Plan Management Corp. was recently asked about what to include in employee stock option agreements. It is such a good question, that we thought we’d include our answer here as well.

The option agreement is the critical document used to clearly lay out the award terms in a way that the participant understands, and to avoid future litigation due to any misunderstanding. First, it is most important that participants realize an agreement is a legally binding document, and that they are signing off to the terms included, i.e., it is not just a memo that can be amended later. Once that is established, here are other items to have clearly included:

  • Non-compete, particularly for executives or early employees critical to success, you may want to make a non-compete part of the term of the agreement. If so, make sure it is explicitly laid out in the award agreement, in addition to any language in an over-arching employment agreement.
  • Be very clear on vesting – some issuers include fancy legal language about the vesting schedule, and we’ve actually seen some suits lately because the language was vague enough to leave room for interpretation. The most simple & effective is just to include a table with dates and vesting amounts, or for performance to make clear the amount of shares tied to each performance metric.
  • Make the expiration terms clear (include a definition of expiration), and note that the employee is responsible themselves for knowing when their awards expire and for taking any action accordingly.
  • Define any terms that may not be clear to participants – have a lay person outside of plan administration review to make sure it will be understood!
  • Clarify that there are tax events related to the exercise of options, and that the taxes are the responsibility of the employee, and that they will be withheld for employees from any exercise payout.
  • Depending on how strict you want to be with the agreement, you may want to include language about what happens if the agreement is not “accepted” (physically or electronically signed) by the participant. Some issuers do not allow exercise until it is accepted, and in some cases there is even a deadline by which the awards are cancelled if not accepted. Of course you will be best legally protected if you require acceptance.

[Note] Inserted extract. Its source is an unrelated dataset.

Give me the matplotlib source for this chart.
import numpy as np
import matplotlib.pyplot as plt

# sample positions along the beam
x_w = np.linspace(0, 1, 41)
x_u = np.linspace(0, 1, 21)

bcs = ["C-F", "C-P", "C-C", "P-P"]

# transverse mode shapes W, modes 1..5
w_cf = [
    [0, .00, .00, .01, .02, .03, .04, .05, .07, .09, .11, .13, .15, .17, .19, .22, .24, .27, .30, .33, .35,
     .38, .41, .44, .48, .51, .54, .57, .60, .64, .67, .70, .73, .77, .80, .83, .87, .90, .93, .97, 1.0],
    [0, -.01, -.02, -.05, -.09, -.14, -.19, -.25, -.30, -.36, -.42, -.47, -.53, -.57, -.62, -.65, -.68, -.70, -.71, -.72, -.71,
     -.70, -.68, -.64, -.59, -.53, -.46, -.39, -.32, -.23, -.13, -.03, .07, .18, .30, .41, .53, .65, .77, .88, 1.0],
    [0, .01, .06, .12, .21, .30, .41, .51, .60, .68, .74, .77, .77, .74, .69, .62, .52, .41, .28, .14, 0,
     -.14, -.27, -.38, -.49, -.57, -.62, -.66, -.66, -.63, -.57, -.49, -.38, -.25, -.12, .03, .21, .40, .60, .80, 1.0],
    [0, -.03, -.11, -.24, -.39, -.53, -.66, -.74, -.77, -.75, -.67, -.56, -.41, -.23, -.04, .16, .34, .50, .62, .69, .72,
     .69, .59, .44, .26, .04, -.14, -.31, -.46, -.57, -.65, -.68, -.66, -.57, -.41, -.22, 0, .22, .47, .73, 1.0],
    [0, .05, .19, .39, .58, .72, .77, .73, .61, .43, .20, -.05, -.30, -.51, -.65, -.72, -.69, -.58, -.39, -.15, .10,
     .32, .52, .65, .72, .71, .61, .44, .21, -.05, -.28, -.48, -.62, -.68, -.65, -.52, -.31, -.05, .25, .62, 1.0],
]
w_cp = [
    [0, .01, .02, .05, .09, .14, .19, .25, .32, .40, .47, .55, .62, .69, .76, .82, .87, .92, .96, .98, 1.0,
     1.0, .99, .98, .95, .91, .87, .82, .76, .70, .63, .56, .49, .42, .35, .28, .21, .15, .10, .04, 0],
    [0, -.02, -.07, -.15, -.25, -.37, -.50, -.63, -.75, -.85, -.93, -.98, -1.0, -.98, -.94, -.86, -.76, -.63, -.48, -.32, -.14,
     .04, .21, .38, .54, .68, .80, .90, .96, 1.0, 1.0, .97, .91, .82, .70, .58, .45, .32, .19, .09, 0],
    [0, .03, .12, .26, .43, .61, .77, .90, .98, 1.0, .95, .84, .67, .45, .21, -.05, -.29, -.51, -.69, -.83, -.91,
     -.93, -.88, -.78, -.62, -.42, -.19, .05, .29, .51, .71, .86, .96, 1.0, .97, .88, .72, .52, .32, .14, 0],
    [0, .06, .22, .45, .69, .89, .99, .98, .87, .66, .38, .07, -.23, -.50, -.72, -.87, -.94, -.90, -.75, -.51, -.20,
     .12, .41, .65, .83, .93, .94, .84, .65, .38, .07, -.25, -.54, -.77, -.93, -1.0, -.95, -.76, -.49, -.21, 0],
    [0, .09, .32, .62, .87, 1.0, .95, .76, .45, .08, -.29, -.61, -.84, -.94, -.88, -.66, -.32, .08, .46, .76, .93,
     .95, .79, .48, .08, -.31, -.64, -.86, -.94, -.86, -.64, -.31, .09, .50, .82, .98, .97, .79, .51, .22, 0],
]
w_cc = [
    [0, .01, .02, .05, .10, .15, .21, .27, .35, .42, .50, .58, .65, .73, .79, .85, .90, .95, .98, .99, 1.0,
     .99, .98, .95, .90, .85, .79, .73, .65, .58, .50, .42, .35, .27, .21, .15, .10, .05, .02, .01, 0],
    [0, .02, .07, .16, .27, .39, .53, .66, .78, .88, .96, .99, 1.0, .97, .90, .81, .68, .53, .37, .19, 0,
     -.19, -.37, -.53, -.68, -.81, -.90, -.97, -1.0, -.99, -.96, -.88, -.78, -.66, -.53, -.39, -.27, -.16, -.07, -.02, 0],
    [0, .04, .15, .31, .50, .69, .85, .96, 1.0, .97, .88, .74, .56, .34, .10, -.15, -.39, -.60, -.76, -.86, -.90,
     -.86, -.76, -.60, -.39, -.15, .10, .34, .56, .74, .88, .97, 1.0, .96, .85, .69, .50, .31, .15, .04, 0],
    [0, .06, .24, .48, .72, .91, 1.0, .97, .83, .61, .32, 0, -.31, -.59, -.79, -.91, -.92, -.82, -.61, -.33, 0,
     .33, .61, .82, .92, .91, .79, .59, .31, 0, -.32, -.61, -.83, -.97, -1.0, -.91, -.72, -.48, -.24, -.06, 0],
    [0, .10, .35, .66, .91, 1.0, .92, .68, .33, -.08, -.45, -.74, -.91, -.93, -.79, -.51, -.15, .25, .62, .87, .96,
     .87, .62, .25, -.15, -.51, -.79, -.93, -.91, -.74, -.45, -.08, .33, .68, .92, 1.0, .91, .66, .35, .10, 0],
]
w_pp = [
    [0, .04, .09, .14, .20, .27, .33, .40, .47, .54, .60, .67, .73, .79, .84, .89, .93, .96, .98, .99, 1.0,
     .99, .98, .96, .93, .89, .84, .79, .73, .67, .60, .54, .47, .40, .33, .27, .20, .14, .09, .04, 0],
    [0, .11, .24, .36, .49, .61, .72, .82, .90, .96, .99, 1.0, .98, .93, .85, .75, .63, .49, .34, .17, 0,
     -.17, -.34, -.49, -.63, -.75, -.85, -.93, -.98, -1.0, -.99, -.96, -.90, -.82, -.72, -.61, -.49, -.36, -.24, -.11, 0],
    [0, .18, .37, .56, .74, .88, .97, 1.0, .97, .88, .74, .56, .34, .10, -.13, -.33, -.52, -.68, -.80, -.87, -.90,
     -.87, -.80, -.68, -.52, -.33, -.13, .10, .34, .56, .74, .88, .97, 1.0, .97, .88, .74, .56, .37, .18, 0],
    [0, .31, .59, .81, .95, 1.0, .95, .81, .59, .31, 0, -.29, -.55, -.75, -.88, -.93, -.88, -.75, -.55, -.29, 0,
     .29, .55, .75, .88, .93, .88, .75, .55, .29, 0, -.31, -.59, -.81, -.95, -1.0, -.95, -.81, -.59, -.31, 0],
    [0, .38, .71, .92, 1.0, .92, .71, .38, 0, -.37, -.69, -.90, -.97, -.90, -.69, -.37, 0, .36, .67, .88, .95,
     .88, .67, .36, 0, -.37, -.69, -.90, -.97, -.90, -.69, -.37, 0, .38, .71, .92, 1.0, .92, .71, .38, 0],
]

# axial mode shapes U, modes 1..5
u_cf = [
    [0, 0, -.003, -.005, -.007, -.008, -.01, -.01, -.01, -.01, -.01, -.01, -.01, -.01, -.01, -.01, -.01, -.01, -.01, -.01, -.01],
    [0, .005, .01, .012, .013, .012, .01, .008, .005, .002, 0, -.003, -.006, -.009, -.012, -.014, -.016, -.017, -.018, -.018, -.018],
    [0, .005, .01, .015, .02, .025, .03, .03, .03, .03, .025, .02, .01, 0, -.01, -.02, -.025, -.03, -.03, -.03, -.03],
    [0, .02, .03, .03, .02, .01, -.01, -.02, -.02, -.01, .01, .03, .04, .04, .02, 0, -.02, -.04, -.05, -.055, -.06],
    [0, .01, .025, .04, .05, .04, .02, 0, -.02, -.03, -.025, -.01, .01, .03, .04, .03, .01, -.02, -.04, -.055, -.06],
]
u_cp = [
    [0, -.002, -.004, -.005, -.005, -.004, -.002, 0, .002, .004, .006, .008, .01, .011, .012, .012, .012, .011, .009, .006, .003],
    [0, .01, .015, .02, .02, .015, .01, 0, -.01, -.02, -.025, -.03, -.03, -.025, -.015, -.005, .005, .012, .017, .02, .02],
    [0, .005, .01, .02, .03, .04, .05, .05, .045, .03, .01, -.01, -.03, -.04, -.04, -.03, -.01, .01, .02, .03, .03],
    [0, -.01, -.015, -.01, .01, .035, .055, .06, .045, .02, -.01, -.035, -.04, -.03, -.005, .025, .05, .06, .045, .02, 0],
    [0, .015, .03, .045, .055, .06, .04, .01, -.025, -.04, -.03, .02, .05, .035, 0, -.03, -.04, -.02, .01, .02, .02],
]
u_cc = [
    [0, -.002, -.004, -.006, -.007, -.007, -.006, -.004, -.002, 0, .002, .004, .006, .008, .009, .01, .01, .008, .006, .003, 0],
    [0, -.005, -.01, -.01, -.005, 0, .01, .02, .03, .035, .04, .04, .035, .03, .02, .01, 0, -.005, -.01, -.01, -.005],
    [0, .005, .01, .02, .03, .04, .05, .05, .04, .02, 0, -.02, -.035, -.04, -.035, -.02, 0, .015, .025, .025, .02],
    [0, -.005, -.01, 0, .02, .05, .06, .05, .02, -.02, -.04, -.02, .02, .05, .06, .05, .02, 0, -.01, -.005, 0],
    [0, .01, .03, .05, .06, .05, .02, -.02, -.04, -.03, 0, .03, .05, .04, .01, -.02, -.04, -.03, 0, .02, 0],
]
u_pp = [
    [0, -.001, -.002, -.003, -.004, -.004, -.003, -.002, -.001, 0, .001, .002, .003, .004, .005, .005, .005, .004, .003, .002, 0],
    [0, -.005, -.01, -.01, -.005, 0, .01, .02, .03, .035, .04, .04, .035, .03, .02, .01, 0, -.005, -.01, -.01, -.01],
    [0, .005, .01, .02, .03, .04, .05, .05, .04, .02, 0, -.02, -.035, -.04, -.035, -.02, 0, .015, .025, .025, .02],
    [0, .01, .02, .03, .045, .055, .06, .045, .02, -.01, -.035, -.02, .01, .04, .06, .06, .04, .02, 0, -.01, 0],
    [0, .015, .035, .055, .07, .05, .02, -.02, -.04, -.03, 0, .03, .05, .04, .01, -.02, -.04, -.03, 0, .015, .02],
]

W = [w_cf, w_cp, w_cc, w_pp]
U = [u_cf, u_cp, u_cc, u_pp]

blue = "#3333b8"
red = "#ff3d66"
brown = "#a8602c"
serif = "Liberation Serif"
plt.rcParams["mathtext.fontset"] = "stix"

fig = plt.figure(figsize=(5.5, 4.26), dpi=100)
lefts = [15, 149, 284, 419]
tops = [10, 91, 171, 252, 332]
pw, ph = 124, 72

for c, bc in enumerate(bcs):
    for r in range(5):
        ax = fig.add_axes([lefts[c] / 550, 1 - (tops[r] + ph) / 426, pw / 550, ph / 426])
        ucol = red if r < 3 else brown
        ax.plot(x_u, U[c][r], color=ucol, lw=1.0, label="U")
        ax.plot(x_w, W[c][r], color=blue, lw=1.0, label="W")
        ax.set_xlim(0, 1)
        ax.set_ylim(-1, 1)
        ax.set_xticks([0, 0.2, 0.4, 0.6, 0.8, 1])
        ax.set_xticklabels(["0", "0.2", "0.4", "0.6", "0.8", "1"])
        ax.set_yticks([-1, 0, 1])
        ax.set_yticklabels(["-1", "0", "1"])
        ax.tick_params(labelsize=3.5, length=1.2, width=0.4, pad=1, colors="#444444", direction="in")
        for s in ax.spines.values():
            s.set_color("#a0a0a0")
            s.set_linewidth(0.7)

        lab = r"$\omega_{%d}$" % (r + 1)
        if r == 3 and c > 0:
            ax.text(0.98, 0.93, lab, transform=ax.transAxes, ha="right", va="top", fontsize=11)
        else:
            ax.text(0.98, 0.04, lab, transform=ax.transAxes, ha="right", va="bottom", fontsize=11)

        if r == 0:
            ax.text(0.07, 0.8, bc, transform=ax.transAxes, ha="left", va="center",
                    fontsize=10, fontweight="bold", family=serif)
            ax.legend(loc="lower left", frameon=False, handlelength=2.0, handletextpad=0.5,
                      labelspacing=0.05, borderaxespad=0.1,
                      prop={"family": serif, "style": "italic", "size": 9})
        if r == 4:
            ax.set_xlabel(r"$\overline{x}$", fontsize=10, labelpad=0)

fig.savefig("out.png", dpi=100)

As you can read above, the most important theme here is clarity! Trying to leave room for flexibility will more often than not become a liability down the road, so address any likely questions up front in the agreement. Some issuers are making the first page of the agreement into more of an executive summary format that is easy to read and clearly includes basic terms like grant date, shares granted, vesting schedule and expiration. This can be helpful, but make sure participants have the full agreement as well and that any signature still applies to the full set of terms.